Chapter 19 - Broken Ergodicity

Abstract

Ergodicity is the equivalence of the time and ensemble averages of the properties of a system. A system that is initially ergodic can become nonergodic if its internal relaxation time scale becomes longer than the observation time. The ratio of the internal relaxation time to the external observation time is called the Deborah number. The physics of nonergodic systems was developed by Palmer, who coined the term “broken ergodicity.” Palmer's treatment of broken ergodic systems considers microstates as grouped into components which satisfy the conditions of internal ergodicity and confinement. The condition of internal ergodicity states that the kinetics within a component are fast compared to the observation time, such that local equilibration can be achieved.
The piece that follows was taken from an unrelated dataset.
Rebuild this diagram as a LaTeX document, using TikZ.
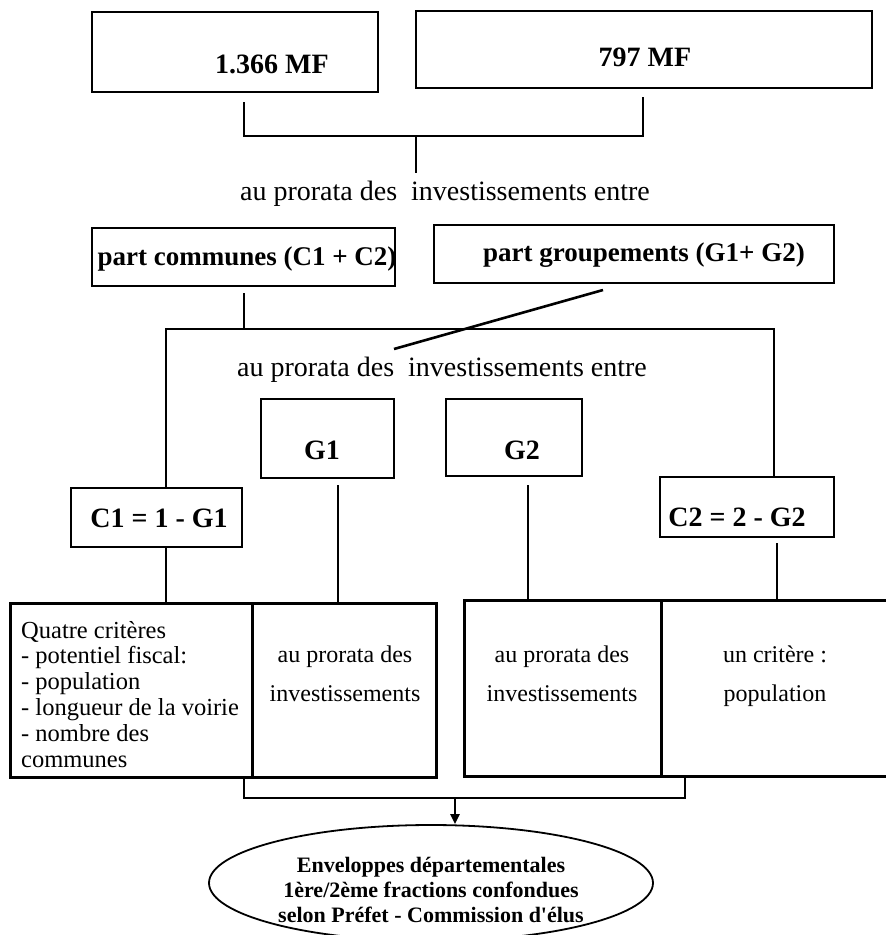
\documentclass[tikz,border=0pt]{standalone}
\usepackage{fontspec}
\setmainfont{Liberation Serif}
\usetikzlibrary{arrows.meta,shapes.geometric}
\begin{document}
\begin{tikzpicture}[x=1pt,y=-1pt,
  box/.style={draw,line width=1.6pt,inner sep=0pt,rectangle},
  bigbox/.style={draw,line width=3pt,inner sep=0pt,rectangle},
  conn/.style={line width=2.2pt},
  bt/.style={font=\fontsize{28}{30}\selectfont\bfseries,inner sep=0pt},
  rt/.style={font=\fontsize{28}{30}\selectfont,inner sep=0pt,anchor=base},
  st/.style={font=\fontsize{24}{26}\selectfont,inner sep=0pt,anchor=base},
  stl/.style={font=\fontsize{24.5}{26}\selectfont,inner sep=0pt,anchor=base west},
  et/.style={font=\fontsize{22}{25}\selectfont\bfseries,inner sep=0pt,anchor=base},
]
\useasboundingbox (0,0) rectangle (886,935);
% top boxes
\node[box,minimum width=286pt,minimum height=80pt] (mfa) at (235,52) {};
\node[bt] (mfat) at (272,64) {1.366 MF};
\node[box,minimum width=456pt,minimum height=77pt] (mfb) at (644,49.5) {};
\node[bt] (mfbt) at (645,57) {797 MF};
% bracket 1
\coordinate (b1l) at (244,102);
\coordinate (b1r) at (643,97);
\coordinate (b1m) at (416,136);
\coordinate (b1s) at (416,173);
\draw[conn] (b1l) |- (b1m) -| (b1r);
\draw[conn] (b1m) -- (b1s);
\node[rt] (txa) at (445,200) {au prorata des~~investissements entre};
% part boxes
\node[box,minimum width=303pt,minimum height=58pt] (pc) at (243.5,257) {};
\node[font=\fontsize{27}{30}\selectfont\bfseries,inner sep=0pt] (pct) at (247,259) {part communes (C1 + C2)};
\node[box,minimum width=400pt,minimum height=58pt] (pg) at (634,254) {};
\node[font=\fontsize{27}{30}\selectfont\bfseries,inner sep=0pt] (pgt) at (644,255) {part groupements (G1+ G2)};
% second level connectors
\coordinate (pcs) at (244,293);
\coordinate (h2m) at (244,329);
\coordinate (h2l) at (166,329);
\coordinate (h2r) at (774,329);
\coordinate (dga) at (603,290);
\coordinate (dgb) at (394,349);
\draw[conn] (pcs) -- (h2m);
\draw[conn,line width=2.6pt] (dga) -- (dgb);
\node[rt] (txb) at (442,376) {au prorata des~~investissements entre};
% G boxes
\node[box,minimum width=133pt,minimum height=79pt] (g1) at (327.5,438.5) {};
\node[bt] (g1t) at (322,450) {G1};
\node[box,minimum width=136pt,minimum height=77pt] (g2) at (514,437.5) {};
\node[bt] (g2t) at (522,450) {G2};
% C boxes
\node[box,minimum width=171pt,minimum height=59pt] (c1) at (156.5,517.5) {};
\node[bt] (c1t) at (159,518) {C1 = 1 - G1};
\node[box,minimum width=174pt,minimum height=60pt] (c2) at (747,507) {};
\node[bt] (c2t) at (737,517) {C2 = 2 - G2};
\draw[conn] (c1.north -| h2l) |- (h2r) -- (c2.north -| h2r);
% bottom boxes
\node[bigbox,minimum width=242pt,minimum height=174pt] (l1) at (131,690) {};
\node[bigbox,minimum width=184pt,minimum height=174pt] (l2) at (344,690) {};
\node[bigbox,minimum width=197pt,minimum height=176pt] (r1) at (562.5,688) {};
\node[bigbox,minimum width=229pt,minimum height=176pt] (r2) at (775.5,688) {};
% vertical connectors to bottom boxes
\draw[conn] (c1.south -| h2l) -- (l1.north -| h2l);
\coordinate (g1a) at (338,485);
\coordinate (g2a) at (528,485);
\coordinate (c2a) at (777,543);
\draw[conn] (g1a) -- (g1a |- l2.north);
\draw[conn] (g2a) -- (g2a |- r1.north);
\draw[conn] (c2a) -- (c2a |- r2.north);
% texts bottom boxes
\node[stl] (q1) at (21,638) {Quatre critères};
\node[stl] (q2) at (21,663.5) {- potentiel fiscal:};
\node[stl] (q3) at (21,689.5) {- population};
\node[stl] (q4) at (21,715.5) {- longueur de la voirie};
\node[stl] (q5) at (21,741.5) {- nombre des};
\node[stl] (q6) at (21,767) {communes};
\node[st] (p1a) at (345,662) {au prorata des};
\node[st] (p1b) at (345,701) {investissements};
\node[st] (p2a) at (562,662) {au prorata des};
\node[st] (p2b) at (562,701) {investissements};
\node[st] (u1) at (775,662) {un critère :};
\node[st] (u2) at (775,701) {population};
% bottom bracket and ellipse
\node[draw,ellipse,line width=1.8pt,minimum width=444pt,minimum height=116pt,inner sep=0pt] (env) at (431,883) {};
\node[et] (e1) at (431,872) {Enveloppes départementales};
\node[et] (e2) at (431,897) {1ère/2ème fractions confondues};
\node[et] (e3) at (431,922) {selon Préfet - Commission d\textquotesingle élus};
\coordinate (b3l) at (244,777);
\coordinate (b3r) at (685,776);
\coordinate (b3m) at (455,798);
\draw[conn] (b3l) |- (b3m) -| (b3r);
\draw[conn,-{Triangle[length=10pt,width=9pt]}] (b3m) -- (b3m |- env.north);
\end{tikzpicture}
\end{document}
The condition of confinement states that inter-component transitions are forbidden. Within Palmer's framework of broken ergodicity, the macroscopic properties of a system can be calculated by averages over the individual components. The division of an energy landscape into components upon loss of ergodicity is a partitioning process, which results in a loss of configurational entropy but no change in internal energy or enthalpy. The restoration of ergodicity is a unifying process, which is a spontaneous process resulting in an increase in entropy, consistent with the Second Law. Within Palmer's framework of broken ergodicity, the entropy of any system is zero at absolute zero temperature, consistent with the Third Law. Palmer's assumptions are relaxed in the more general theory of continuously broken ergodicity, which accounts for the gradual loss of ergodicity in a system by considering two sets of probabilities: basin occupation and conditional probabilities. The latter give the probability of the system transitioning to a new basin from a given starting basin after propagating for a specified observation time.